=== WHAT IS ASKED ===
From the entries below, extract every line that includes the word "standalone".

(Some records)
'''
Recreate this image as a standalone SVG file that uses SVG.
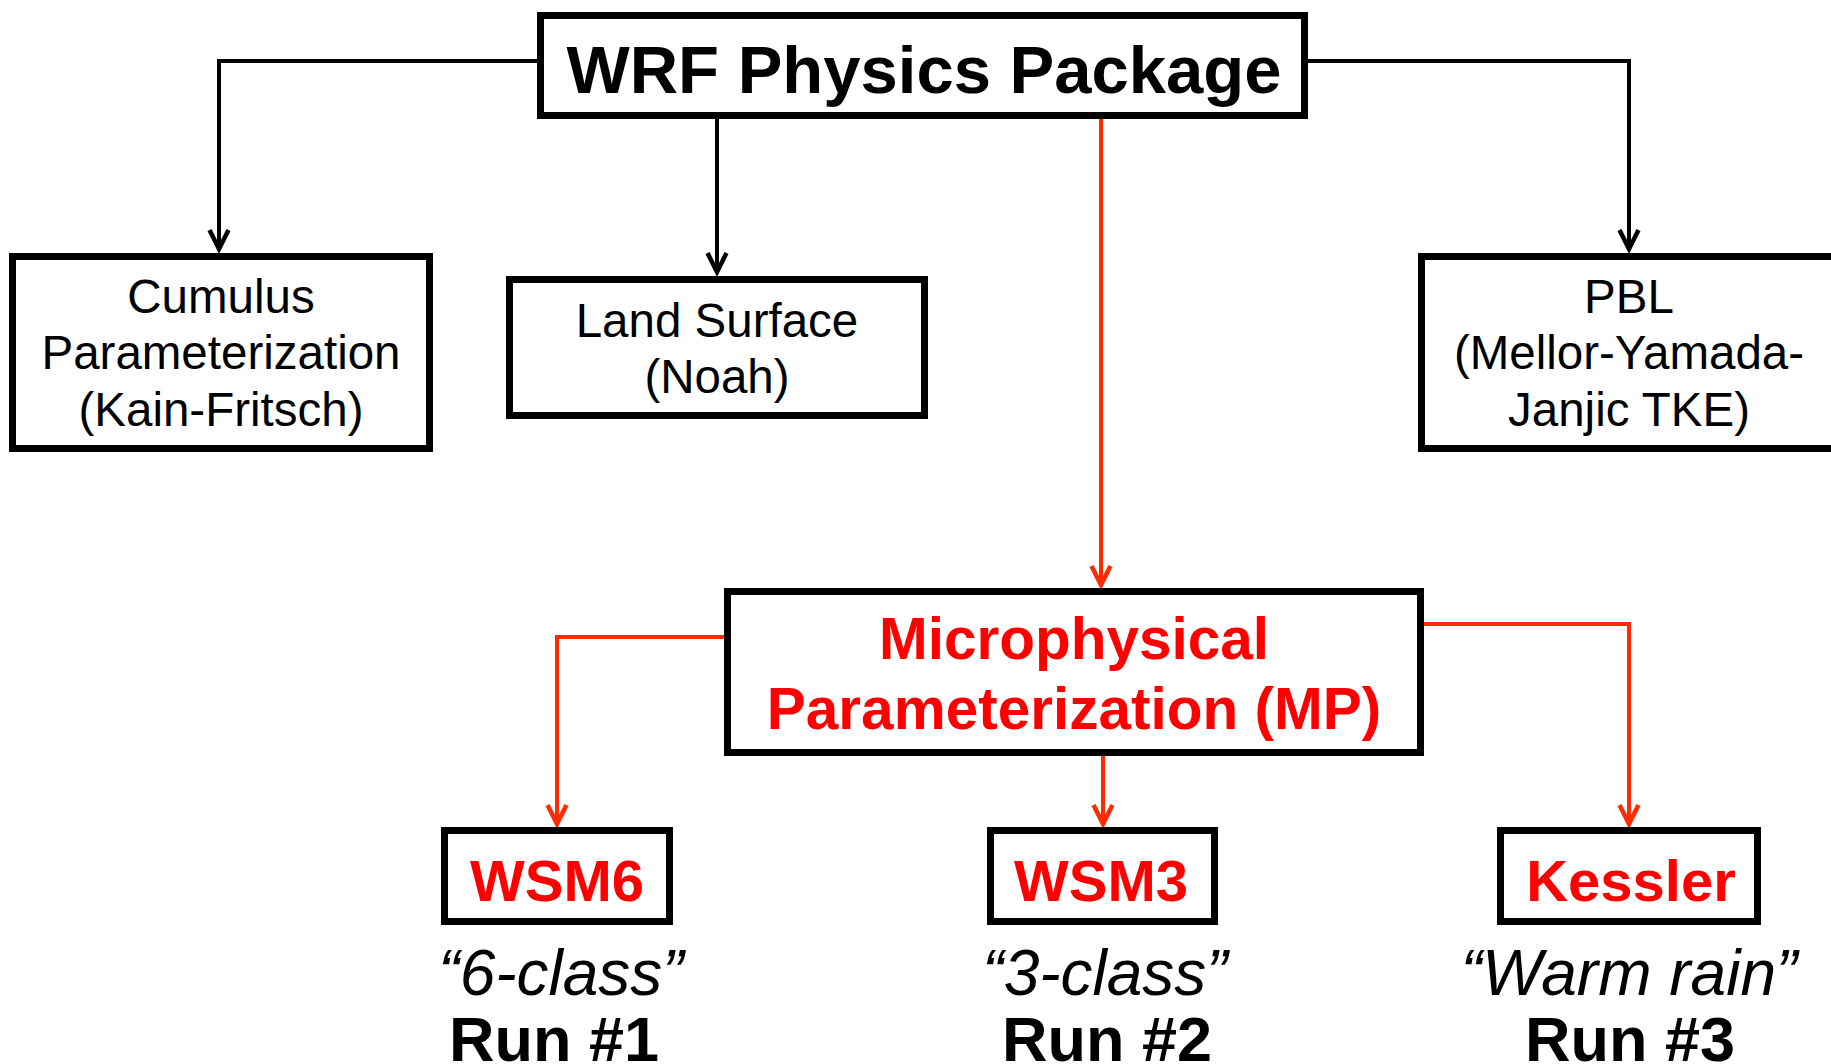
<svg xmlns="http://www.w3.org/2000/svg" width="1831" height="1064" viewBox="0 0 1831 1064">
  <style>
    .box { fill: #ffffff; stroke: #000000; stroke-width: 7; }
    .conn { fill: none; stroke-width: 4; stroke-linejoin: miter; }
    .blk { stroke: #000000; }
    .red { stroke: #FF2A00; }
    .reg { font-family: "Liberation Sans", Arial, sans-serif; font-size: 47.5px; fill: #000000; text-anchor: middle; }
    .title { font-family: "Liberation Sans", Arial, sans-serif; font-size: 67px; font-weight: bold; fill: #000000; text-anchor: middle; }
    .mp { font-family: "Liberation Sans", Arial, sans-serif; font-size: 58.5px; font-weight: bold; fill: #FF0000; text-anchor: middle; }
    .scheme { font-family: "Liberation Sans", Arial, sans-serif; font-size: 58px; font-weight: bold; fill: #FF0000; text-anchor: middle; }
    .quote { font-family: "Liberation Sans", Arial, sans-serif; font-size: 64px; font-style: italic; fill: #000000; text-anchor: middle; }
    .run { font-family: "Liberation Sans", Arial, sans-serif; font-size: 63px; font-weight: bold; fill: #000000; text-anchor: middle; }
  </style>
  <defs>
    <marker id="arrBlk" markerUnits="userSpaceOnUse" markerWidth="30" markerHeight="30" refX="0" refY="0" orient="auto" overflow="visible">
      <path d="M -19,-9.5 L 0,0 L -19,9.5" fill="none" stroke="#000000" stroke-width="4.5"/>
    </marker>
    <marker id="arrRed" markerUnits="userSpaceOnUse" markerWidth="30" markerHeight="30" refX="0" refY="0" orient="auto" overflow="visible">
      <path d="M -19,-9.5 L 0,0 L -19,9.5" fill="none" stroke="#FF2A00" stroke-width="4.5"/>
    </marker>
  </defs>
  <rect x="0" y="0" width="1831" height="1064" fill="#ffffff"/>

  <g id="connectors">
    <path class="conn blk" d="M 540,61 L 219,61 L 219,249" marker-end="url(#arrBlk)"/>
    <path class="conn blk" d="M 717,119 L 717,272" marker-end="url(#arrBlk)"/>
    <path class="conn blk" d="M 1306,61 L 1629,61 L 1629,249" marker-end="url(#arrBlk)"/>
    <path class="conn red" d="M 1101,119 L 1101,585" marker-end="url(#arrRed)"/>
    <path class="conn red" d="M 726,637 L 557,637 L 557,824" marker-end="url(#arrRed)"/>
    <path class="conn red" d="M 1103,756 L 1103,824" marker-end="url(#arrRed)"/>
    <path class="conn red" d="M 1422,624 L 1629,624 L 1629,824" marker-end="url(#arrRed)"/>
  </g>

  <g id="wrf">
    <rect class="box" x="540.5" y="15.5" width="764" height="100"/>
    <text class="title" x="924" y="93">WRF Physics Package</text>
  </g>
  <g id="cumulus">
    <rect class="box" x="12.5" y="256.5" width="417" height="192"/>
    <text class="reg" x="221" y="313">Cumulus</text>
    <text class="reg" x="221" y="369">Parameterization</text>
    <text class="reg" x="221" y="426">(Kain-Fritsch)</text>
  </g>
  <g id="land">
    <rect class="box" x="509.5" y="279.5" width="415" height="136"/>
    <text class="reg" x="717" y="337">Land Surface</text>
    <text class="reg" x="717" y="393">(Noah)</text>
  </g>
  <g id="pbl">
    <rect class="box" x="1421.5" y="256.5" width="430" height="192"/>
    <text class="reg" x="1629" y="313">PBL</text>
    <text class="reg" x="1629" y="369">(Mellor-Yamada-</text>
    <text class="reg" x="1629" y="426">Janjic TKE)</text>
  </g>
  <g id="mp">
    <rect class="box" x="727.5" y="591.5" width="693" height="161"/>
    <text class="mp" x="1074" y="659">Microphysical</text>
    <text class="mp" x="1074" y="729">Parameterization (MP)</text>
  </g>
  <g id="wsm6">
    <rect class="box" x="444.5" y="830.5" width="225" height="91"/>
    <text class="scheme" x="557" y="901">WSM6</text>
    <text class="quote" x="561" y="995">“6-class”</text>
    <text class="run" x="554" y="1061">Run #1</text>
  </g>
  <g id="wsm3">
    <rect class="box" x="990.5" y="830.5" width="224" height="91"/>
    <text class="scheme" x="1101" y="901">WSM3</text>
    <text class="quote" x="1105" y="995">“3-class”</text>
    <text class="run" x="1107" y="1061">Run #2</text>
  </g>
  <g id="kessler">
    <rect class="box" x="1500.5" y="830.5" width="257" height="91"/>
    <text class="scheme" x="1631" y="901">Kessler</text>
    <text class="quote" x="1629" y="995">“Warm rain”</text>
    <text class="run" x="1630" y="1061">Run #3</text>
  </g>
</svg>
'''
'''
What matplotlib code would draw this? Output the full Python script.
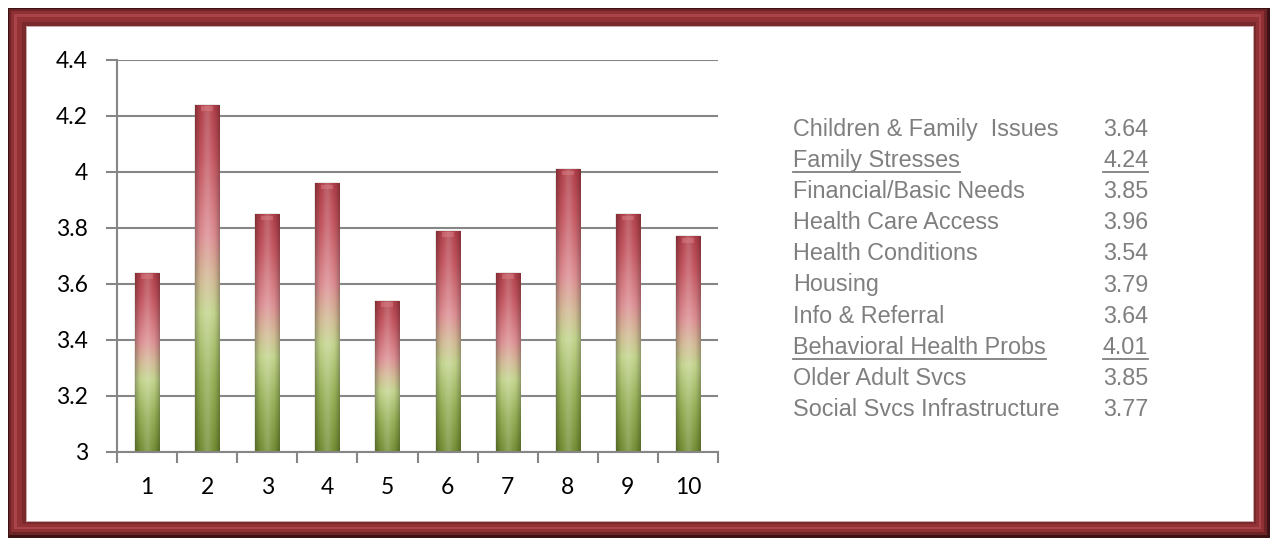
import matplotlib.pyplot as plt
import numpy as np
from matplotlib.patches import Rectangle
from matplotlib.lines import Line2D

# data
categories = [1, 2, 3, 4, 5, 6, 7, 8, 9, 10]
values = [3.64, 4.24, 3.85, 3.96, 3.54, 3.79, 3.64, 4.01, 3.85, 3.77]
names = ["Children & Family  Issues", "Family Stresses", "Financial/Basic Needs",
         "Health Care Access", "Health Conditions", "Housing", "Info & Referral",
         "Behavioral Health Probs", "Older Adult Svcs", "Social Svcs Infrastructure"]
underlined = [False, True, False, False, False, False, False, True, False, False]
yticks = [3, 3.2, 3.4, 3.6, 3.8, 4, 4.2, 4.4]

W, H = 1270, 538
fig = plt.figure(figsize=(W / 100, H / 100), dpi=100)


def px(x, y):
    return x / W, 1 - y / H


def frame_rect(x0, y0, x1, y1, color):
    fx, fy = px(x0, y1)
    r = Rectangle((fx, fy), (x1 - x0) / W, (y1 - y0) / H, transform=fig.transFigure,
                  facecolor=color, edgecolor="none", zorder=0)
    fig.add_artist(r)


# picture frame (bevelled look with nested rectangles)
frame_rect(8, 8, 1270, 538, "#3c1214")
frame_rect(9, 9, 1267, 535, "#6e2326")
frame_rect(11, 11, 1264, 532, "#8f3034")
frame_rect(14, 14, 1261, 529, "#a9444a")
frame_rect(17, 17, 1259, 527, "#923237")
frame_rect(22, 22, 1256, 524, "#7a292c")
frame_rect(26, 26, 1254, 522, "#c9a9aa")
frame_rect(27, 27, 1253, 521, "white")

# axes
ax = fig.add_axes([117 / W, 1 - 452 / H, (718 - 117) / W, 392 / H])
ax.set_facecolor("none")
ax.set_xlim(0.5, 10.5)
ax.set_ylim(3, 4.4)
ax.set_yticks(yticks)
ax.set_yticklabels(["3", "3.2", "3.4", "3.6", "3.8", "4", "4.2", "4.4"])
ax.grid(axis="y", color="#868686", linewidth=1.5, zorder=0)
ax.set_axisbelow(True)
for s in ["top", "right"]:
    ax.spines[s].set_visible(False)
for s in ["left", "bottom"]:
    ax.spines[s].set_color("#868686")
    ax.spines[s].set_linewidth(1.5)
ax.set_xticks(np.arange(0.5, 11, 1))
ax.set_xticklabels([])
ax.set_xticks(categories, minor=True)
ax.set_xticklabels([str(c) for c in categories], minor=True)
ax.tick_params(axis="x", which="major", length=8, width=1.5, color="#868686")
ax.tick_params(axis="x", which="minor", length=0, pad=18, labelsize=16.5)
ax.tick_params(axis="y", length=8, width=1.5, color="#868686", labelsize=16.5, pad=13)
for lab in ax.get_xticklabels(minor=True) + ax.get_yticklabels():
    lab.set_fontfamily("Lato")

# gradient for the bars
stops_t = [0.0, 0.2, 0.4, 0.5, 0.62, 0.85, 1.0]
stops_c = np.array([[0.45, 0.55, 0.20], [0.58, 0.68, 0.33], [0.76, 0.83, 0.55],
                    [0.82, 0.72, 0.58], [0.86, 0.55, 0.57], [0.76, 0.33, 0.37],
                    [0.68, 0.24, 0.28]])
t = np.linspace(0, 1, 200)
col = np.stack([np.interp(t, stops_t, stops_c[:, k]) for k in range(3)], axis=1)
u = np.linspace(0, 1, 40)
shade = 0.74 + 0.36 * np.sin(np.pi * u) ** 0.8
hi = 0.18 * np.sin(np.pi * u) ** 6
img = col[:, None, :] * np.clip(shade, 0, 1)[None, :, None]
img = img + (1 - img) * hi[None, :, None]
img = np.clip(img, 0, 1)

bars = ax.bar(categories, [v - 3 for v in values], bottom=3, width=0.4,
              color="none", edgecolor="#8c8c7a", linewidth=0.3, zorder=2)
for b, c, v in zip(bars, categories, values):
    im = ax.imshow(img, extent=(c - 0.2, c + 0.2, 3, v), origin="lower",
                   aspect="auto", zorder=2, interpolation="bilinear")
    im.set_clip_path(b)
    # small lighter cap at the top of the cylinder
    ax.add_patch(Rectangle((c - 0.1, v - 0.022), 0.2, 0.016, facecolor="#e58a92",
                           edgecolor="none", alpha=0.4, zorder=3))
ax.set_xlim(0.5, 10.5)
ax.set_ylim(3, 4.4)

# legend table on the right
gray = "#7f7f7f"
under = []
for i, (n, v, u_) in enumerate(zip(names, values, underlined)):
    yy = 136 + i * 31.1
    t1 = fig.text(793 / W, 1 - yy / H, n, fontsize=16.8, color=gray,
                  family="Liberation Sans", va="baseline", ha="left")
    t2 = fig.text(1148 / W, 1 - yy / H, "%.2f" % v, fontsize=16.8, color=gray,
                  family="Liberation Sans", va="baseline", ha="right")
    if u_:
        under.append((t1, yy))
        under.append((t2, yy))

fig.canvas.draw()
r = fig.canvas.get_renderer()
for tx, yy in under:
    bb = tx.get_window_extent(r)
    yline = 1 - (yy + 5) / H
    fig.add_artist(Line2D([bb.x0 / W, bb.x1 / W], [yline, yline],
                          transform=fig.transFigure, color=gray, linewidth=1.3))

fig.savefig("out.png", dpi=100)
'''
'''
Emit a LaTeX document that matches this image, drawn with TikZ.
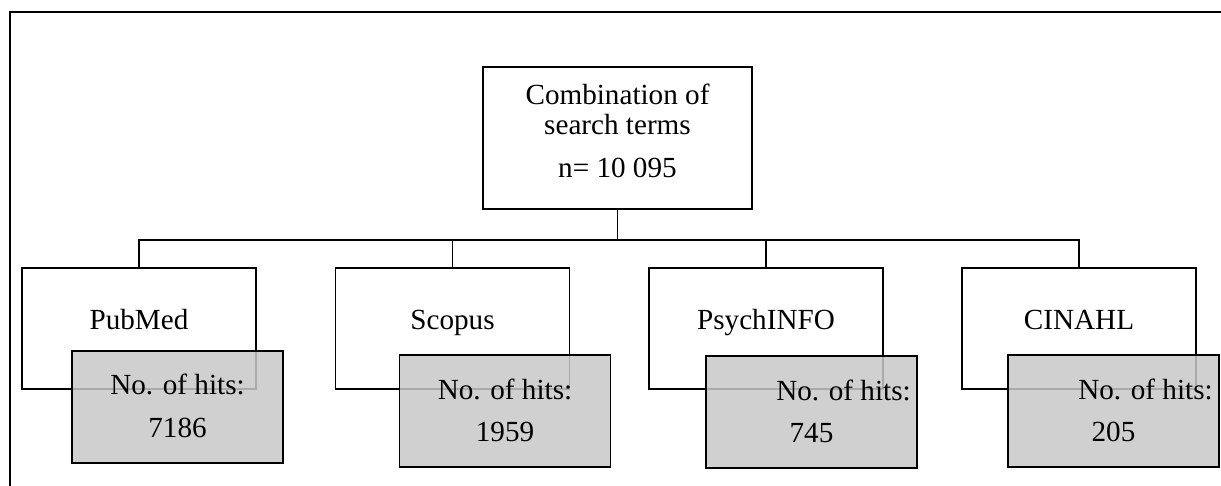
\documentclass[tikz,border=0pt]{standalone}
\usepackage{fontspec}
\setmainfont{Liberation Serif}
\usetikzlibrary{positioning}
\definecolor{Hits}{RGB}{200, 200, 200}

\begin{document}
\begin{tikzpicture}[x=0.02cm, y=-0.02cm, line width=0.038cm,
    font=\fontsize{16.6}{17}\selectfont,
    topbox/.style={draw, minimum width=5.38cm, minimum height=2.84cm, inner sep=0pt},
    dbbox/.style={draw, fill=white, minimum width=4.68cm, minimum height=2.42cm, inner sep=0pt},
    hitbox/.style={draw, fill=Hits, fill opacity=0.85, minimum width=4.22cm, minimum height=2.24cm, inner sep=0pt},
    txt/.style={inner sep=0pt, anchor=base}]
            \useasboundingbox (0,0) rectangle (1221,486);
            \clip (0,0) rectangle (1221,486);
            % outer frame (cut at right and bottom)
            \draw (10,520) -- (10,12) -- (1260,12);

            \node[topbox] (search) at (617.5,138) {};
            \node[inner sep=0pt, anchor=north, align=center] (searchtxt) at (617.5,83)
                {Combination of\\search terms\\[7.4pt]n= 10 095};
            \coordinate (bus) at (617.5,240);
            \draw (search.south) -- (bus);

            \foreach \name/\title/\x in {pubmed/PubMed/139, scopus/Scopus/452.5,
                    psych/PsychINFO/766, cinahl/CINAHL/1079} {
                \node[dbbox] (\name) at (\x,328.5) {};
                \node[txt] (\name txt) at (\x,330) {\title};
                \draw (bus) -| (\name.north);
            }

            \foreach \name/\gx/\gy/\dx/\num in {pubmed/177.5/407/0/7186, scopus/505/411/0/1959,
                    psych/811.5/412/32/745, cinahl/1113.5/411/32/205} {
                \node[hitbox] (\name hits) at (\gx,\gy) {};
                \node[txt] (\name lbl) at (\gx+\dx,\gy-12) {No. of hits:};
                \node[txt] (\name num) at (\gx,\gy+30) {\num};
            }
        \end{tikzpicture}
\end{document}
'''
=== COMPLETED EXERCISE ===
Recreate this image as a standalone SVG file that uses SVG.
\documentclass[tikz,border=0pt]{standalone}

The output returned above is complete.